Reading for Speed and Retention
1) Make the environment more diversity friendly. Ask yourself what needs to happen for my focus and attention to be better and download information into memory? Do you need a quiet space, headphones or music? Does your phone and email need to be off?
2) How do I make the document friendlier? You can change the font, size and colour (i.e. Tahoma 12 in leaf green,) use reading/screen filters and change the spacing to 1.5 lines. Would you benefit from changing the speed of the voice in your text reader? Would you prefer the voice to be faster or slower?
3) Set an outcome for the overall reading of the text i.e. to find out the relevance of this to me and my work. When you have decided on this, speak the outcome to yourself or dictate this or make a voice recording.
4) Set specific outcomes/questions and assign them a colour code. If you are reading paper documents, you may want to use an appropriately coloured post it note i.e. write the question you are going to highlight in Green on the green post it note.
If you find it easier to do so, begin to answer these questions in a summary.
Remember to use your spoken voice to activate sound and meaning quicker. Talk yourself through the questions.
5) Read the text once, skimming it for key words that relate to your outcomes/questions. This is so that you can have a broad understanding of the text and know where the information you need to read may be positioned. Stop each time you spot the key word(s). If you can remember that much, look for two words. Scanning for two words can make the text more interesting and easier to remember. Consider here reading aloud in your own voice or using the screen reader. If you are reading on the train, you may first be able to make an audio file of your document and download it to your voice recorder. If you have difficulty with skimming or creating questions; look for the document headings. You may be able to discard anything that doesn’t apply to you.
6) Read the text for purpose, highlighting the text which answers the specific questions. Make notes next to the point referring to its use i.e. use this for referral to other agencies. Making notes, possibly with the spoken voice, helps you to engage with and understand the text better.
7)Repeat step six until all the questions are answered.
8) Organise this information into a structure which will make it easier to locate e.g. email in a treatment referrals folder.

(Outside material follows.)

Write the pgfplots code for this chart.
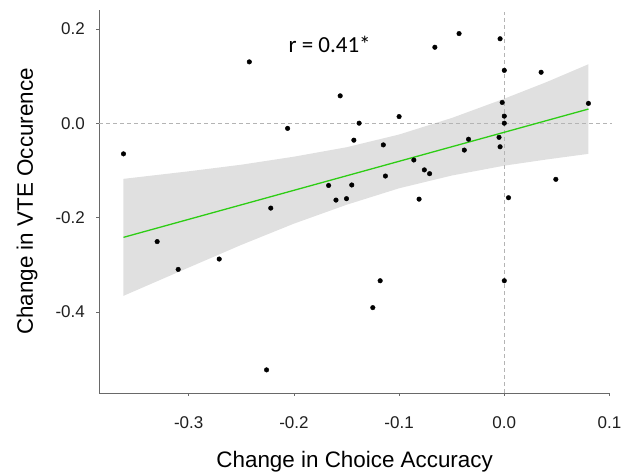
\documentclass[border=0pt]{standalone}
\usepackage{fontspec}
\setmainfont{Liberation Sans}
\newfontfamily\calibri{Carlito}
\usepackage{pgfplots}
\pgfplotsset{compat=1.18}
\definecolor{bandgray}{RGB}{224,224,224}
\definecolor{fitgreen}{RGB}{45,205,20}
\definecolor{axgray}{RGB}{105,105,105}
\definecolor{dashgray}{RGB}{180,180,180}

\pgfplotstableread{
x y
-0.2424 0.130
-0.156 0.058
-0.206 -0.011
-0.138 0.000
-0.143 -0.036
-0.362 -0.065
-0.167 -0.132
-0.145 -0.131
-0.160 -0.163
-0.150 -0.160
-0.330 -0.251
-0.310 -0.310
-0.271 -0.288
-0.222 -0.180
-0.226 -0.523
-0.066 0.161
-0.043 0.190
-0.004 0.179
0.000 0.112
0.035 0.108
-0.100 0.014
-0.002 0.044
0.000 0.015
0.000 0.000
0.080 0.042
-0.115 -0.046
-0.034 -0.034
-0.038 -0.057
-0.005 -0.030
-0.004 -0.050
-0.086 -0.078
-0.076 -0.099
-0.071 -0.107
-0.113 -0.112
0.049 -0.119
-0.081 -0.161
0.004 -0.158
-0.118 -0.334
-0.125 -0.391
0.000 -0.334
}\pts

\begin{document}
\begin{tikzpicture}[x=1pt,y=1pt]
\begin{axis}[
  at={(0,0)}, anchor=south west,
  scale only axis, width=510.7pt, height=383pt,
  xmin=-0.385, xmax=0.1005, ymin=-0.572, ymax=0.240,
  clip=false,
  axis lines=left, axis line style={-, axgray, line width=0.8pt},
  xtick={-0.3,-0.2,-0.1,0,0.1}, xticklabels={-0.3,-0.2,-0.1,0.0,0.1},
  ytick={-0.4,-0.2,0,0.2}, yticklabels={-0.4,-0.2,0.0,0.2},
  tick align=outside, major tick length=3pt,
  tick style={axgray, line width=0.6pt},
  ticklabel style={font=\fontsize{17}{20}\selectfont, text=black!88, inner sep=0pt},
  xticklabel style={anchor=north, yshift=-20pt},
  yticklabel style={anchor=east, xshift=-11.3pt},
  xlabel={Change in Choice Accuracy},
  ylabel={Change in VTE Occurence},
  label style={font=\fontsize{22.4}{26}\selectfont, inner sep=0pt},
  xlabel style={at={(axis description cs:0.5,0)}, anchor=center, yshift=-69pt},
  ylabel style={at={(axis description cs:0,0.5)}, anchor=center, yshift=72.3pt},
]
% confidence band
\addplot[fill=bandgray, draw=none] coordinates {
(-0.362,-0.118) (-0.30,-0.102) (-0.25,-0.088) (-0.20,-0.071) (-0.15,-0.051)
(-0.10,-0.024) (-0.05,0.011) (0.00,0.052) (0.04,0.087) (0.080,0.125)
(0.080,-0.065) (0.04,-0.077) (0.00,-0.090) (-0.05,-0.111) (-0.10,-0.138)
(-0.15,-0.173) (-0.20,-0.213) (-0.25,-0.258) (-0.30,-0.306) (-0.362,-0.366)
} -- cycle;
% reference lines
\addplot[dashgray, line width=0.7pt, dash pattern=on 4pt off 3pt] coordinates {(-0.385,0) (0.102,0)};
\addplot[dashgray, line width=0.7pt, dash pattern=on 4pt off 3pt] coordinates {(0,-0.572) (0,0.236)};
% fit line
\addplot[fitgreen, line width=1.3pt] coordinates {(-0.362,-0.242) (0.080,0.030)};
% points
\addplot[only marks, mark=*, mark size=2.3pt, black] table[x=x,y=y]{\pts};
\node[anchor=base west, inner sep=0pt, font=\calibri\fontsize{23}{27}\selectfont] at (axis cs:-0.2053,0.1505) {r = 0.41*};
\end{axis}
\pgfresetboundingbox
\useasboundingbox (-99.3,-80) rectangle (531.7,393);
\end{tikzpicture}
\end{document}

You may want to mind map/sketch out this information. You may also benefit from speaking this through with someone else.
If you have Dragon Naturally Speaking, you can use this to dictate a summary of what you have learned.
Summarise the text, by using your answers to your questions. Create a bullet point summary or a mind map, or use your own spoken voice to create a summary.
You could talk yourself through the answers to the questions and make a recording on your digital voice recorder or other device.